There are several findings in this paper. First, the impact of minimum wage hikes on output prices (more precisely, on the FAFH CPI) is substantially smaller than previously reported. Whereas the commonly accepted elasticity of prices to minimum wage changes is 0.07, we find a value almost half of that, 0.036. Importantly, the value we found, 0.036, falls far short of what would be expected if low-wage labor markets are perfectly competitive. Second, increases in prices following minimum wage hikes generally occur in the month the minimum wage hike is implemented (and not in the month before or the month after). Previous research has reported notable increases in prices the month before and the month after, but we present evidence that such a finding was likely an artifact of interpolation.

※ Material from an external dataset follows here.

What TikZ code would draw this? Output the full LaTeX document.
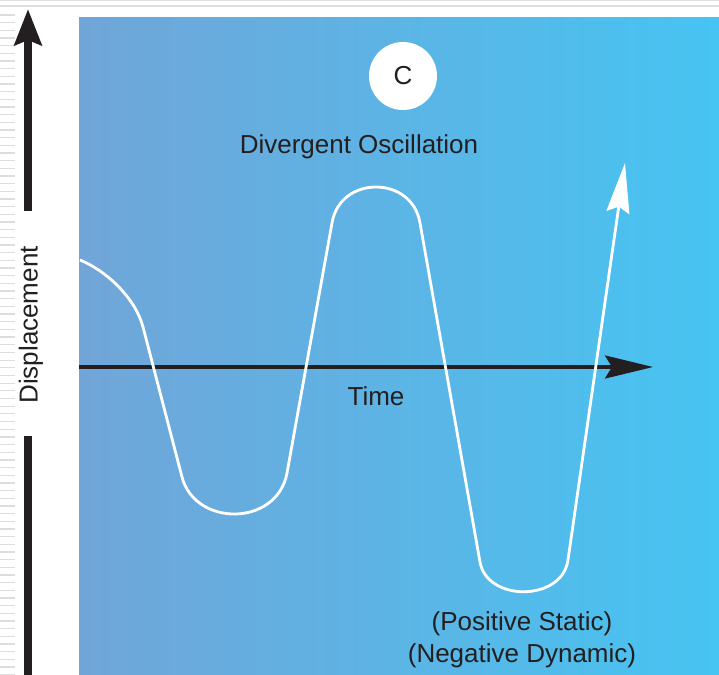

Third, the effects of federal, state, and city minimum wages on prices are not necessarily the same: the size of the effect, along with when the price effect occurs, can potentially change for these different types of minimum wage policies. Fourth, small minimum wage hikes do not lead to higher prices, and they might actually lead to lower prices. On the other hand, large minimum wage hikes have clear positive effects on output prices. Such a finding about the different effect of small and of large minimum wage hikes is consistent with the claim that lowwage labor markets are monopsonistically competitive. If such labor markets are indeed monopsonistically competitive, then small increases in minimum wages might lead to increased employment. Our study of restaurant pricing, then, indirectly addresses one of the more contentious issues associated with the employment impact of minimum wage hikes. Fifth, we find no evidence suggesting that exit of restaurants fleeing state minimum wage hikes is large enough to affect output prices.
Finally, we find evidence that the particulars of a minimum wage policy (indexed, oneshot, scheduled) might affect how price changes occur within the relevant area. These results can be used to design future minimum wage policies that best temper the pass-through effect.